When I decided to go looking for stories and recording them with my GoPro, I decided to mount the camera to my chest and use my phone to monitor the image composition. I was also carrying a Roland digital stereo audio recorder outfitted with a windscreen to capture a better audio track. I don't have a windscreen for the GoPro and I would be spending some time outdoors on a breezy day.
The 2016 Texas Route 66 Festival was held on June 11, 2016, in the Route 66 Historic District of Amarillo, Texas. The area is about 3/4s of a mile long on SW 6th Ave. (locals pronounce it street. ha!) so I knew there would be a lot of walking, wind noise and background noise. I thought using the chest harness mount for the camera would be a pretty stable platform to reduce camera jitter. At least it would be more stable than mounted on the bill of my cap, wouldn't it? Haha!!
I am sharing the results of my experiment below along with comments below.
My first interview was with Stephanie Daggett and the first thing I noticed when looking at the footage later, was that the camera is too low when doing interviews. She is looking at me quite a bit during the interview but that angle is not viewer friendly. The second thing I noticed was how unstable the camera is. Way too much movement to be comfortable to the eye. When doing "man on the street" interviews like this, that camera will need to be higher and a lot more stable.
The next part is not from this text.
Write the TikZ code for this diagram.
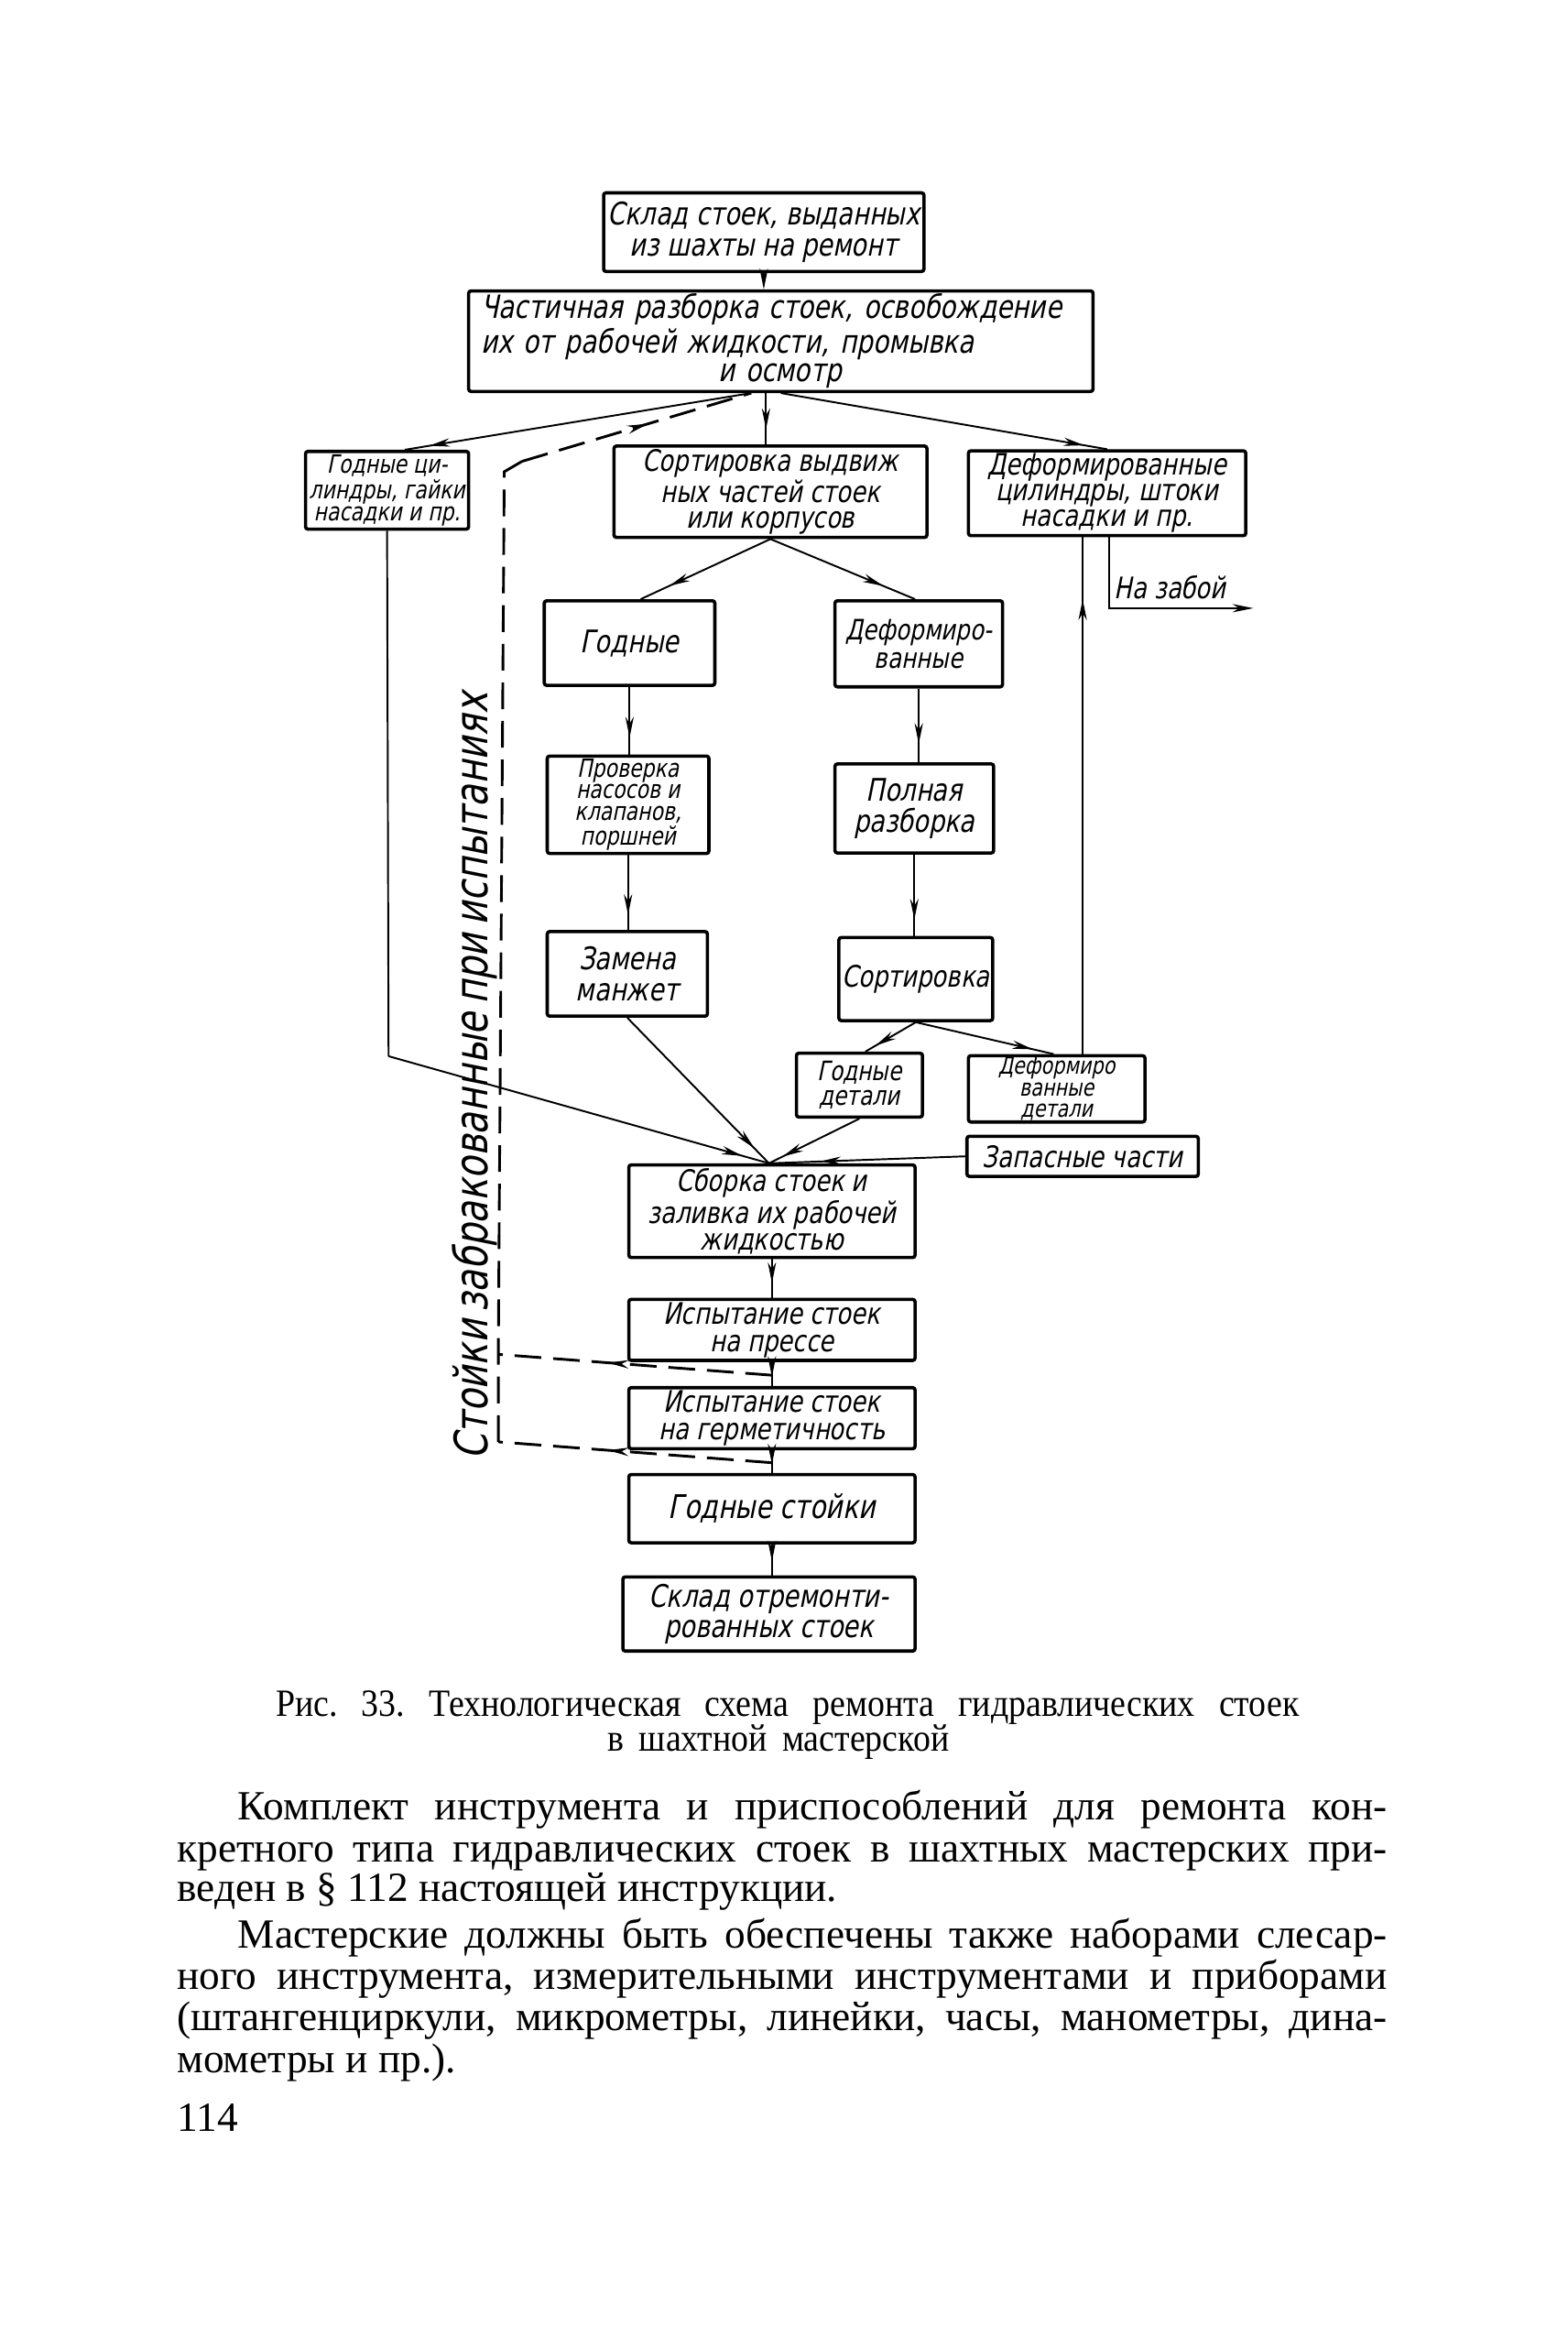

I hate to have to resort to carrying a tripod with me but I would like to find a lighter and less bulky alternative if possible.
My second interview also took place indoors and really brought out the fact that I need to add a lavalier mike for my Roland digital audio recorder. There were several people talking close by which created a lot of background noise. A mike on the subject will make a lot of difference and will free my hands up from having to hold the recorder. Plus, I think it will have a positive psychological effect on the subject because the encounter becomes a bit less formal when they get wired up for an interview.
The third interview was also done inside at the same location and at a closer range to the subject. Note how the camera towers over the subject. The GoPro has a fish eye effect when shooting 16:9 at 1080p and the fish eye perspective made things much worse in this case. When flattened out using the GoPro Studio video editing software, part of the original video is lost on all four sides of the frame. Even though I was trying to leave enough margin in the original composition by monitoring in real time on my phone, this exercise was an almost complete fail.
All of the above situations only used natural lighting and did not turn out too bad using full auto mode on the GoPro Hero4 Silver. A local news station ran a story on Bob "Crocodile" Lile and his cadilight creations a while back. You can see their version of the story here - Cadillac Ranch paint chips transformed into accessories
I do have one other major problem to consider when wearing the GoPro on a chest harness. A walking gait is clearly evident in the recorded footage and it is not pleasing to look at! The Route 66 Historic district covers about 3/4 of a mile and I walked the whole length and back recording sights along the way. Take a look at the video below and you will see I am not likely to resort to using a chest harness again while walking.
If you have made it this far on this post, I thank you for your interest! If you have not subscribed to the Story Channel on YouTube I hope you do so you can see some of the improvements I make in future video clips.
Now that winter is over and the majority of development is done on two new mobile apps, I am ready to get outdoors and start having some fun. The two new apps are focused on travel featuring places to go and things to do. That means content has to be created for display in the apps.
I have already begun researching the histories of some of the older buildings in Maimi, Texas as part of a Miami Walking History Tour. This tour will be available for free in the iTour Go app. The app will also be available for free in the Google Play Store and at this time, I do not plan to include display ads in the app.
Some field testing of the app has been done at Wildcat Bluff Nature Center in Amarillo, Texas and Palo Duro Canyon State Park near Canyon, Texas. Some work has been done to identify some points of interest for two hiking tours at WBNC and a driving tour of Palo Duro Canyon but a lot more work needs to be done before those paid tours are ready to publish.
Of course, that means I will need to spend quite a bit of time at these two locations gathering information, GPS coordinates and shooting photos and potentially videos as well for each point of interest. Some of the photos and info will be available for display in the iTour Go app with much more detailed info, photos and videos will be available on mobile friendly web page.
Video production will start ramping up again in June and I will be on the hunt for storytellers. People who have interesting stories to tell from their own experiences and people who like to tell entertaining stories and are very good at it. Some of the focus will be on recording the life stories of older folks preserving their memories for family and community heritage. Many of these interviews will be recorded at local county museums and I will publish when and where these sessions will be as they are booked.
I already know several entertaining storytellers and some of them are willing to appear on camera. If you know of someone who can tell some real whoppers, funny, scary or otherwise entertaining, please let me know about them and how they may be contacted.
Summer and Fall are great times of the year for public outdoor events and I plan to attend some of them in the area and attempt to document some of the people and activities they engage in. Previous experience has shown these are great opportunities to gather some impromptu stories and document contemporary events.
So lots of work, planning and travel are in store for the rest of the year. It will be fun to have you along for the ride!